__Task brief__
Transcribe all of the material below word for word and leave out its pictures.

** start Recorded information **

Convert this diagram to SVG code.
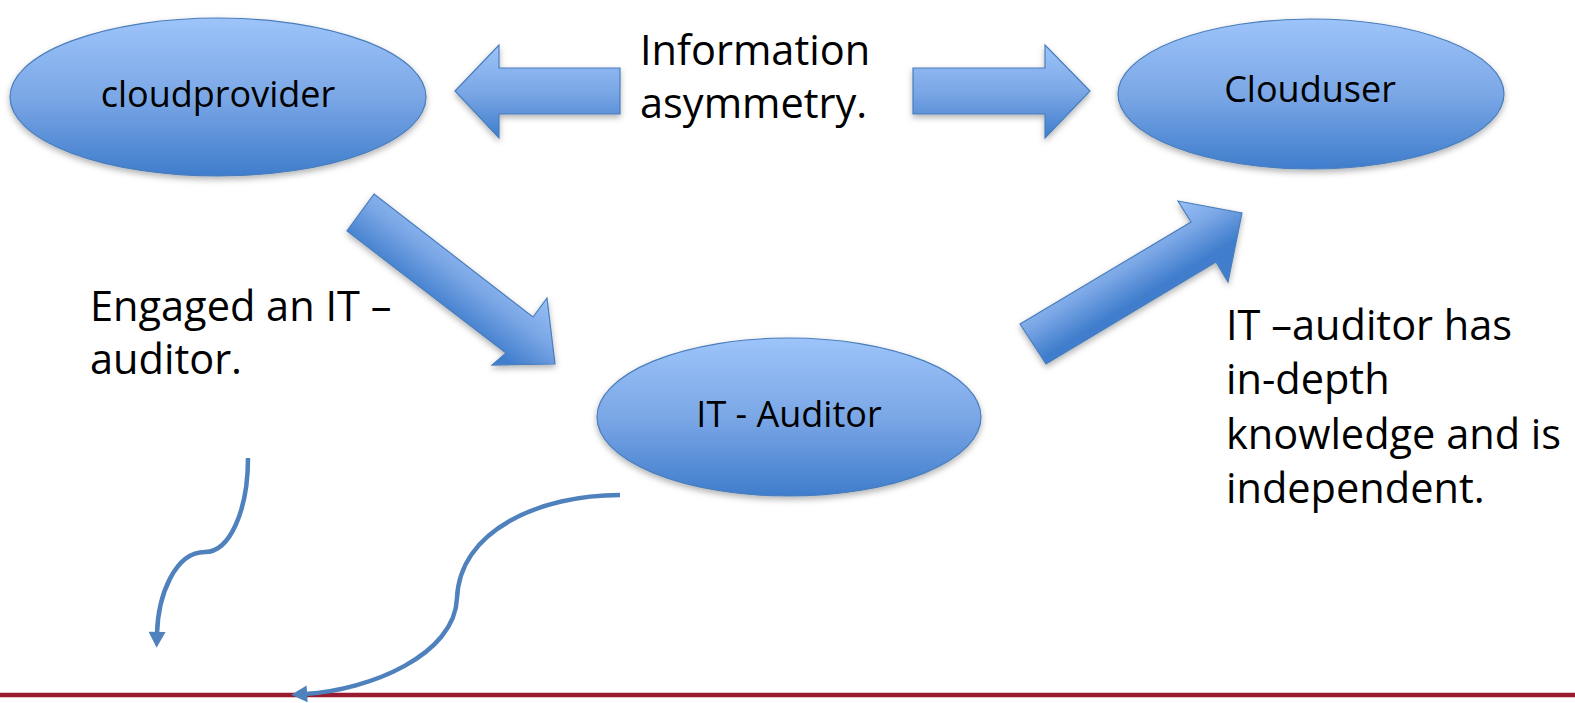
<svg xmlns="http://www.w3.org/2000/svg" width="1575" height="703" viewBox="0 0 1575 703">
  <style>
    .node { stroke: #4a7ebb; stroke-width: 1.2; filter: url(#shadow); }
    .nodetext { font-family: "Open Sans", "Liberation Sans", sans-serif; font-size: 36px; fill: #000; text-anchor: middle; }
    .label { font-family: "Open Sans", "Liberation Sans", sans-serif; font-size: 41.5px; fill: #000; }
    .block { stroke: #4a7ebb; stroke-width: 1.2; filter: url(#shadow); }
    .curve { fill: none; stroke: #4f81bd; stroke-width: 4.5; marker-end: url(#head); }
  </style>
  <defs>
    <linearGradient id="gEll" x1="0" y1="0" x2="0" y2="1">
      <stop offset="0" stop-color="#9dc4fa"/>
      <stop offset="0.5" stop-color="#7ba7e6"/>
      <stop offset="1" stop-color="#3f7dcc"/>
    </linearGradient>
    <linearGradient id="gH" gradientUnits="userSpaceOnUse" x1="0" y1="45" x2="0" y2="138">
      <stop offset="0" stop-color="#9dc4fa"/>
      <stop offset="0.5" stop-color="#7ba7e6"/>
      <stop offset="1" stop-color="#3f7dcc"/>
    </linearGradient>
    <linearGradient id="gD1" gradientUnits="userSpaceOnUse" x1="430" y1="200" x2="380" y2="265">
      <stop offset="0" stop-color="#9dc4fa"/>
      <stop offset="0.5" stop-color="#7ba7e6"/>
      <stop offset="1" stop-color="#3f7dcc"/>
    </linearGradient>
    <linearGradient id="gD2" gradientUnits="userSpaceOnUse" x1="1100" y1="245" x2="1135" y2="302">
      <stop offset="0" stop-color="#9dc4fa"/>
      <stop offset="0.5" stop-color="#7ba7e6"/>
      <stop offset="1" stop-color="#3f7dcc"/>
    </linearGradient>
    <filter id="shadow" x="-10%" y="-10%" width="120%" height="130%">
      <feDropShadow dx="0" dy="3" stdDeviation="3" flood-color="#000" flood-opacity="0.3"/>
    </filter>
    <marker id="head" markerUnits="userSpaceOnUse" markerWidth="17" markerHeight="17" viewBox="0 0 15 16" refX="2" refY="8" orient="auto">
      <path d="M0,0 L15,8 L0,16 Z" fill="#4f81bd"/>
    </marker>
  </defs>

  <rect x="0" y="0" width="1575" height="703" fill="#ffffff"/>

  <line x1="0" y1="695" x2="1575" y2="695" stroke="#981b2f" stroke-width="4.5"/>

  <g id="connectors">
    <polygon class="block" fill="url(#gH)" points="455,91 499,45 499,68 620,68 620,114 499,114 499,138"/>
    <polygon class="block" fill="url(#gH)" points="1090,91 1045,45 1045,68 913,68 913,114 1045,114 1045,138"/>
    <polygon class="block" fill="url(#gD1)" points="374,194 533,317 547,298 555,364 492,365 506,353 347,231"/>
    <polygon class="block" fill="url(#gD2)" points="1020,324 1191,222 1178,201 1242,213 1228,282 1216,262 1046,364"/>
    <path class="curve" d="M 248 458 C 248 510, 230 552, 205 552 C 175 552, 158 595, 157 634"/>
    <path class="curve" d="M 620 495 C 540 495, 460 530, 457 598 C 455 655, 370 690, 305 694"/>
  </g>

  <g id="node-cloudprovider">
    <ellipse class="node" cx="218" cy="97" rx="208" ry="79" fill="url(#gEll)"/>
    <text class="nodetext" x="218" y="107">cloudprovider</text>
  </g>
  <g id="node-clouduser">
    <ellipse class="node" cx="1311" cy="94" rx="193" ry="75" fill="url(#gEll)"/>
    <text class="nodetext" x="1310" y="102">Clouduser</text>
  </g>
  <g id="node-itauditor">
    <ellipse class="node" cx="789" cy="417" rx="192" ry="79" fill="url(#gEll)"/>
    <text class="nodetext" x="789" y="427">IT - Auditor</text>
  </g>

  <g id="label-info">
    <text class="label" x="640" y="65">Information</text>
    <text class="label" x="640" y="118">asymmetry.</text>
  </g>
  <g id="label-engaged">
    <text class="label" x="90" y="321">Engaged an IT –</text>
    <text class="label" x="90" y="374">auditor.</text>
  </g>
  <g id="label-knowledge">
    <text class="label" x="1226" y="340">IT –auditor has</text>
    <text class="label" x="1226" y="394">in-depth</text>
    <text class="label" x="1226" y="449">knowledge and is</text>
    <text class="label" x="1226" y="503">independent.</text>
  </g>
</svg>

** end Recorded information **

__Worked answer__
Convert this diagram to SVG code.
<svg xmlns="http://www.w3.org/2000/svg" width="1575" height="703" viewBox="0 0 1575 703">
  <style>
    .node { stroke: #4a7ebb; stroke-width: 1.2; filter: url(#shadow); }
    .nodetext { font-family: "Open Sans", "Liberation Sans", sans-serif; font-size: 36px; fill: #000; text-anchor: middle; }
    .label { font-family: "Open Sans", "Liberation Sans", sans-serif; font-size: 41.5px; fill: #000; }
    .block { stroke: #4a7ebb; stroke-width: 1.2; filter: url(#shadow); }
    .curve { fill: none; stroke: #4f81bd; stroke-width: 4.5; marker-end: url(#head); }
  </style>
  <defs>
    <linearGradient id="gEll" x1="0" y1="0" x2="0" y2="1">
      <stop offset="0" stop-color="#9dc4fa"/>
      <stop offset="0.5" stop-color="#7ba7e6"/>
      <stop offset="1" stop-color="#3f7dcc"/>
    </linearGradient>
    <linearGradient id="gH" gradientUnits="userSpaceOnUse" x1="0" y1="45" x2="0" y2="138">
      <stop offset="0" stop-color="#9dc4fa"/>
      <stop offset="0.5" stop-color="#7ba7e6"/>
      <stop offset="1" stop-color="#3f7dcc"/>
    </linearGradient>
    <linearGradient id="gD1" gradientUnits="userSpaceOnUse" x1="430" y1="200" x2="380" y2="265">
      <stop offset="0" stop-color="#9dc4fa"/>
      <stop offset="0.5" stop-color="#7ba7e6"/>
      <stop offset="1" stop-color="#3f7dcc"/>
    </linearGradient>
    <linearGradient id="gD2" gradientUnits="userSpaceOnUse" x1="1100" y1="245" x2="1135" y2="302">
      <stop offset="0" stop-color="#9dc4fa"/>
      <stop offset="0.5" stop-color="#7ba7e6"/>
      <stop offset="1" stop-color="#3f7dcc"/>
    </linearGradient>
    <filter id="shadow" x="-10%" y="-10%" width="120%" height="130%">
      <feDropShadow dx="0" dy="3" stdDeviation="3" flood-color="#000" flood-opacity="0.3"/>
    </filter>
    <marker id="head" markerUnits="userSpaceOnUse" markerWidth="17" markerHeight="17" viewBox="0 0 15 16" refX="2" refY="8" orient="auto">
      <path d="M0,0 L15,8 L0,16 Z" fill="#4f81bd"/>
    </marker>
  </defs>

  <rect x="0" y="0" width="1575" height="703" fill="#ffffff"/>

  <line x1="0" y1="695" x2="1575" y2="695" stroke="#981b2f" stroke-width="4.5"/>

  <g id="connectors">
    <polygon class="block" fill="url(#gH)" points="455,91 499,45 499,68 620,68 620,114 499,114 499,138"/>
    <polygon class="block" fill="url(#gH)" points="1090,91 1045,45 1045,68 913,68 913,114 1045,114 1045,138"/>
    <polygon class="block" fill="url(#gD1)" points="374,194 533,317 547,298 555,364 492,365 506,353 347,231"/>
    <polygon class="block" fill="url(#gD2)" points="1020,324 1191,222 1178,201 1242,213 1228,282 1216,262 1046,364"/>
    <path class="curve" d="M 248 458 C 248 510, 230 552, 205 552 C 175 552, 158 595, 157 634"/>
    <path class="curve" d="M 620 495 C 540 495, 460 530, 457 598 C 455 655, 370 690, 305 694"/>
  </g>

  <g id="node-cloudprovider">
    <ellipse class="node" cx="218" cy="97" rx="208" ry="79" fill="url(#gEll)"/>
    <text class="nodetext" x="218" y="107">cloudprovider</text>
  </g>
  <g id="node-clouduser">
    <ellipse class="node" cx="1311" cy="94" rx="193" ry="75" fill="url(#gEll)"/>
    <text class="nodetext" x="1310" y="102">Clouduser</text>
  </g>
  <g id="node-itauditor">
    <ellipse class="node" cx="789" cy="417" rx="192" ry="79" fill="url(#gEll)"/>
    <text class="nodetext" x="789" y="427">IT - Auditor</text>
  </g>

  <g id="label-info">
    <text class="label" x="640" y="65">Information</text>
    <text class="label" x="640" y="118">asymmetry.</text>
  </g>
  <g id="label-engaged">
    <text class="label" x="90" y="321">Engaged an IT –</text>
    <text class="label" x="90" y="374">auditor.</text>
  </g>
  <g id="label-knowledge">
    <text class="label" x="1226" y="340">IT –auditor has</text>
    <text class="label" x="1226" y="394">in-depth</text>
    <text class="label" x="1226" y="449">knowledge and is</text>
    <text class="label" x="1226" y="503">independent.</text>
  </g>
</svg>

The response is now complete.